Redis is the swiss-knife of data in key-value pairs. Learn about couchbase or mongodb for exposure to document based databases.

This list of tools is in no way comprehensive, Building mastery of tools is a long and arduous process. However taking tiny steps today go a long way and add up in a few years. More often than not the problem you are trying to solve will drive the tools that you will use. So try to solve as many different problems as you can, slowly but surely you will see a expanding toolkit.

The path I have laid for myself is to always be learning and teach what I  learn.  I would love to know your experiences in mastering the tools that you work with and ultimately in mastering your craft.

Two Questions for the Software Craftsman

To make a career move as a new Software Craftsman there are two questions you definitely need to ask :

1. Is it your time to learn or time to earn?
2. what are you willing to get good at?

I was lucky enough to ask both questions that originated at different sources, but then I do embrace randomness.  It is still my time to learn. What is interesting is once you are in the workforce, earn and learn are not mutually exclusive. So go ahead make the most of it. This is an opportunity for you to find out what do you really want to do. Once you decide that, don’t look back and be willing to invest the time it takes to become master of your craft.

Embrace Randomness

I think what makes life interesting is not predictability but randomness, I will give an example, On  Superbowl day  I met couple of friends at Crepevine in Palo Alo for brunch. While going back I took a wrong exit and ended up in the Stanford Campus. Now the roundabout there is almost a mile inside. Upon taking the U turn I noticed a museum midway that I had not on my earlier visits there.I pulled in and it turned out it was a museum established by none other than the Stanford family itself. I parked my car and went inside to see one of the best collection of artifacts and art that I have ever seen. (Added bonus entry and parking was free).So a wrong exit made my day richer.  Chance has a greater role in life than we like to admit.

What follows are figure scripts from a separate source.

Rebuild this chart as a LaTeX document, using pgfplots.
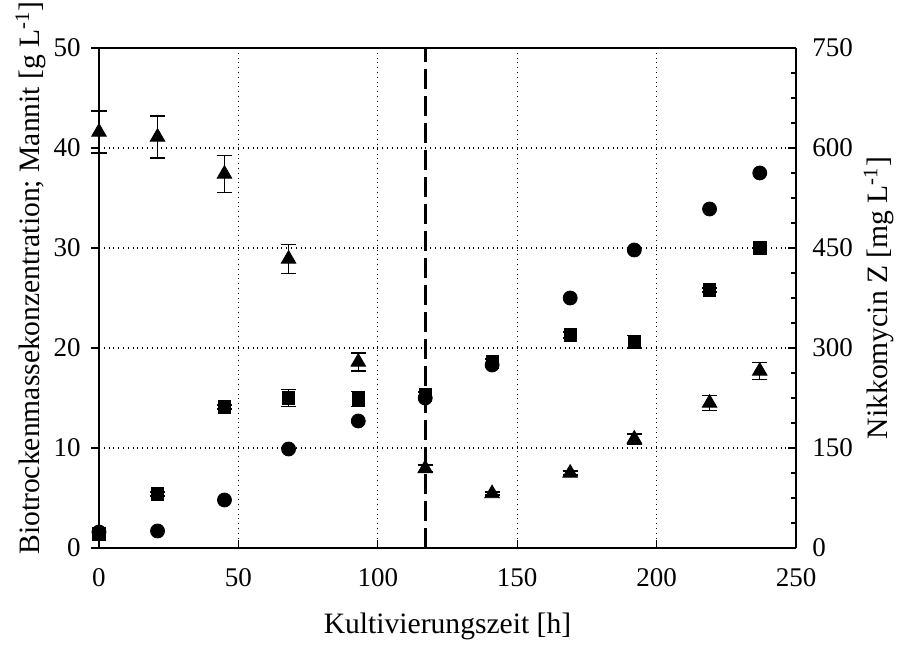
\documentclass[border=0pt]{standalone}
\usepackage{fontspec}
\setmainfont{Liberation Serif}
\usepackage{pgfplots}
\pgfplotsset{compat=1.18}
\begin{document}
\fontsize{14.8}{17}\selectfont
\begin{tikzpicture}
\useasboundingbox (-49.5pt,-49pt) rectangle (400.5pt,274pt);
\pgfplotsset{every axis/.append style={
  scale only axis, width=348.5pt, height=250pt,
  /pgf/number format/assume math mode=true,
  tick label style={font=\fontsize{13.5}{16}\selectfont},
  label style={font=\fontsize{14.8}{17}\selectfont},
  axis line style={line width=0.6pt}, tick style={line width=0.6pt, black},
}}
\begin{axis}[
  xmin=0, xmax=250, ymin=0, ymax=50,
  axis y line*=left, axis x line*=bottom,
  xtick={0,50,...,250}, ytick={0,10,...,50},
  grid=major, grid style={dotted, black, line width=0.6pt},
  xlabel={Kultivierungszeit [h]},
  ylabel={Biotrockenmassekonzentration; Mannit [g L\textsuperscript{-1}]},
  xtick align=inside, ytick align=outside,
  major tick length=4pt,
  xticklabel style={yshift=-5pt},
  xlabel style={at={(axis description cs:0.5,-0.156)}, anchor=center},
  ylabel style={at={(axis description cs:-0.098,0.54)}, anchor=center},
  clip=false,
]
\addplot[black, line width=1.4pt, dash pattern=on 10pt off 3.5pt] coordinates {(117,0) (117,50)};
% Mannit (triangles)
\addplot[only marks, mark=triangle*, mark size=4.2pt, black,
  error bars/.cd, y dir=both, y explicit,
  error bar style={line width=0.6pt, black},
  error mark options={rotate=90, mark size=3.8pt, line width=0.6pt, black}]
coordinates {
(0,41.6) +- (0,2.1)
(21,41.1) +- (0,2.1)
(45,37.4) +- (0,1.85)
(68,28.9) +- (0,1.45)
(93,18.6) +- (0,0.9)
(117,7.95) +- (0,0.35)
(141,5.45) +- (0,0.15)
(169,7.5) +- (0,0.2)
(192,10.9) +- (0,0.5)
(219,14.5) +- (0,0.75)
(237,17.7) +- (0,0.85)
};
% Biomass (squares)
\addplot[only marks, mark=square*, mark size=3.1pt, black,
  error bars/.cd, y dir=both, y explicit,
  error bar style={line width=0.6pt, black},
  error mark options={rotate=90, mark size=3.6pt, line width=0.6pt, black}]
coordinates {
(0,1.4) +- (0,0.2)
(21,5.4) +- (0,0.2)
(45,14.1) +- (0,0.2)
(68,15.0) +- (0,0.85)
(93,14.9) +- (0,0.75)
(117,15.3) +- (0,0.3)
(141,18.6) +- (0,0.3)
(169,21.3) +- (0,0.3)
(192,20.6) +- (0,0.65)
(219,25.8) +- (0,0.2)
(237,30.0) +- (0,0.2)
};
% Nikkomycin (circles), in left-axis units (x15 = mg/L)
\addplot[only marks, mark=*, mark size=3.5pt, black] coordinates {
(0,1.6) (21,1.7) (45,4.8) (68,9.9) (93,12.7) (117,15.0) (141,18.3)
(169,25.0) (192,29.8) (219,33.9) (237,37.5)
};
\end{axis}
\begin{axis}[
  xmin=0, xmax=250, ymin=0, ymax=750,
  axis y line*=right, axis x line*=top,
  xtick=\empty, ytick={0,150,...,750},
  minor ytick={37.5,75,...,712.5},
  ytick align=inside, major tick length=4pt, minor tick length=2.5pt,
  yticklabel style={xshift=3pt},
  ylabel={Nikkomycin Z [mg L\textsuperscript{-1}]},
  ylabel style={at={(axis description cs:1.119,0.5)}, anchor=center},
]
\end{axis}
\end{tikzpicture}
\end{document}
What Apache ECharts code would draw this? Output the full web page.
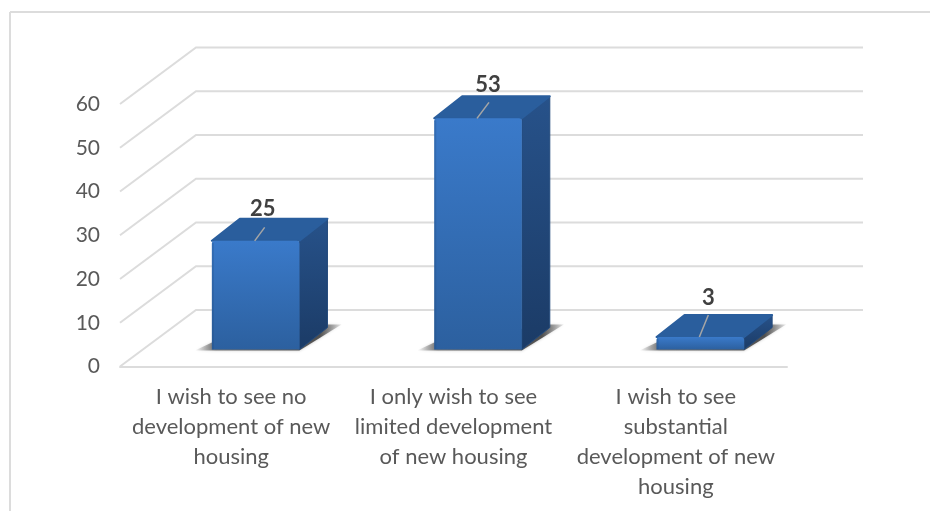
<!DOCTYPE html>
<html>
<head>
<meta charset="utf-8">
<style>
  html, body { margin: 0; padding: 0; background: #fff; }
  #chart { width: 930px; height: 511px; }
</style>
<script src="https://cdn.jsdelivr.net/npm/echarts@6/dist/echarts.min.js"></script>
</head>
<body>
<div id="chart"></div>
<script>
const categories = [
  'I wish to see no\ndevelopment of new\nhousing',
  'I only wish to see\nlimited development\nof new housing',
  'I wish to see\nsubstantial\ndevelopment of new\nhousing'
];
const responses = [25, 53, 3];
const yTicks = [0, 10, 20, 30, 40, 50, 60];

// fake 3d: wall depth, bar position on the floor, bar depth
const wallDx = 76, wallDy = -56.5;
const barShiftX = 24.5, barShiftY = -17;
const barDx = 28, barDy = -22;
const barWidthRatio = 0.394;
// label centre and leader end, relative to the front top centre of each bar
const labelNudge = [[7, -32], [10, -33], [8, -39]];
const leaderNudge = [[9, -13.5], [11, -16], [8, -22]];

function vGrad(a, b) {
  return new echarts.graphic.LinearGradient(0, 0, 0, 1, [
    {offset: 0, color: a},
    {offset: 1, color: b}
  ]);
}

function renderWalls(params, api) {
  const cs = params.coordSys;
  const y = api.coord([0, api.value(0)])[1];
  const x0 = cs.x, x1 = cs.x + cs.width;
  return {
    type: 'polyline',
    silent: true,
    shape: {points: [[x0, y], [x0 + wallDx, y + wallDy], [x1 + wallDx, y + wallDy]]},
    style: {stroke: '#dcdcdc', lineWidth: 2, fill: null}
  };
}

function renderBar(params, api) {
  const idx = api.value(0);
  const val = api.value(1);
  const w = api.size([1, 0])[0] * barWidthRatio;
  const base = api.coord([idx, 0]);
  const top = api.coord([idx, val]);
  const l = base[0] - w / 2 + barShiftX;
  const r = l + w;
  const by = base[1] + barShiftY;
  const ty = top[1] + barShiftY + 0.7;
  const cx = (l + r) / 2;
  const label = labelNudge[params.dataIndex];
  const leader = leaderNudge[params.dataIndex];
  return {
    type: 'group',
    silent: true,
    children: [
      {
        type: 'polygon',
        shape: {points: [[l - 17, by + 1], [r, by + 1], [r + barDx + 14, by + barDy - 3], [r + barDx, by + barDy - 3], [l, by - 7]]},
        style: {
          fill: new echarts.graphic.LinearGradient(0, 0, 1, 0, [
            {offset: 0, color: 'rgba(60,60,60,0)'},
            {offset: 0.14, color: 'rgba(60,60,60,0.65)'},
            {offset: 0.85, color: 'rgba(50,50,50,0.8)'},
            {offset: 1, color: 'rgba(60,60,60,0.1)'}
          ]),
          shadowBlur: 3,
          shadowColor: 'rgba(60,60,60,0.4)'
        }
      },
      {
        type: 'polygon',
        shape: {points: [[r, ty], [r + barDx, ty + barDy], [r + barDx, by + barDy], [r, by]]},
        style: {fill: vGrad('#27528a', '#1b3b66'), stroke: '#234a7c', lineWidth: 1, lineJoin: 'round'}
      },
      {
        type: 'polygon',
        shape: {points: [[l, ty], [l + barDx, ty + barDy], [r + barDx, ty + barDy], [r, ty]]},
        style: {fill: '#2a5e9d', stroke: '#2a5e9d', lineWidth: 2, lineJoin: 'round'}
      },
      {
        type: 'rect',
        shape: {x: l, y: ty, width: w, height: by - ty, r: [3, 3, 0, 0]},
        style: {fill: vGrad('#3a7aca', '#2c609f')}
      },
      {
        type: 'rect',
        shape: {x: l, y: ty + 2, width: 2, height: by - ty - 2},
        style: {fill: 'rgba(30,70,120,0.25)'}
      },
      {
        type: 'line',
        shape: {x1: cx - 1, y1: ty, x2: cx + leader[0], y2: ty + leader[1]},
        style: {stroke: '#a6a6a6', lineWidth: 1.5}
      },
      {
        type: 'text',
        style: {
          text: String(val),
          x: cx + label[0],
          y: ty + label[1],
          align: 'center',
          verticalAlign: 'middle',
          font: 'bold 22px Lato',
          fill: '#404040'
        }
      }
    ]
  };
}

const chart = echarts.init(document.getElementById('chart'), null, {renderer: 'canvas'});
chart.setOption({
  animation: false,
  backgroundColor: '#fff',
  textStyle: {fontFamily: 'Lato'},
  grid: {left: 120, width: 667, top: 104, height: 262.5},
  xAxis: {
    type: 'category',
    data: categories,
    axisTick: {show: false},
    axisLine: {lineStyle: {color: '#dcdcdc', width: 2}},
    axisLabel: {interval: 0, color: '#595959', fontSize: 22, lineHeight: 30, margin: 15, fontFamily: 'Lato'}
  },
  yAxis: {
    type: 'value',
    min: 0,
    max: 60,
    interval: 10,
    splitLine: {show: false},
    axisLine: {show: false},
    axisTick: {show: false},
    axisLabel: {color: '#595959', fontSize: 21, margin: 20, padding: [4, 0, 0, 0], fontFamily: 'Lato'}
  },
  graphic: [
    {type: 'line', silent: true, shape: {x1: 10, y1: 12, x2: 930, y2: 12}, style: {stroke: '#dcdcdc', lineWidth: 2}},
    {type: 'line', silent: true, shape: {x1: 10, y1: 12, x2: 10, y2: 511}, style: {stroke: '#dcdcdc', lineWidth: 2}}
  ],
  series: [
    {
      type: 'custom',
      name: 'walls',
      clip: false,
      z: 1,
      renderItem: renderWalls,
      encode: {y: 0},
      data: yTicks.map((t) => [t])
    },
    {
      type: 'custom',
      name: 'responses',
      clip: false,
      z: 2,
      renderItem: renderBar,
      encode: {x: 0, y: 1},
      data: responses.map((v, i) => [i, v])
    }
  ]
});
</script>
</body>
</html>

Relating randomness to the Software world may seem strange but bear with me. The idea I seek to present is that random explorations may lead to serendipitous occurrences. Exploring things that you may not have encountered before goes a long way towards developing skills or adding new tools to your toolkit. For instance if you are a imperative style programmer, learning a functional language like Erlang  will expose you to a different style of thinking. If you  work with Mysql  then learning about a NoSql database like Redis will expose you to how unstructured data can be handled. It is of course difficult to predict how these random walks may be of immediate benefit but I think the real value lies in relating the disparate knowledge to a common thread. I think randomness is also what makes the Silicon Valley an interesting place to be. If you are a technology professional in the bay area chance encounters can lead to new opportunities or even just expose you to another dimension of the technology industry that you didn’t know existed.

One of the best ways to introduce randomness to your surfing habits is Stumbleupon, you can think of it as an gateway to the Internet which will recommend webpages based upon your interests. I came across PreyProject via stumbleupon where I went on to make my first ever open-source contributions which led me to eventually work at my current position. The other source for randomness I rely upon is hacker news.  In real life make use of meetup[not so random I admit]  or your favorite programming language’s user group[believe me even the most obscure language will have one here]. I think in case of real life the randomness begins once you show up which is not limited to showing up physically but also taking up projects that you care about. You like the girl you just met? Ask her out. So you want to write that killer app? Start working on it then, only then can randomness help you.

I think the charter I have laid down for myself is to embrace more randomness by showing up viz. building things I care about thus encountering problems that I haven’t seen before and in life in general. While I cannot vouch for all outcomes, I certainly hope it will be a interesting journey.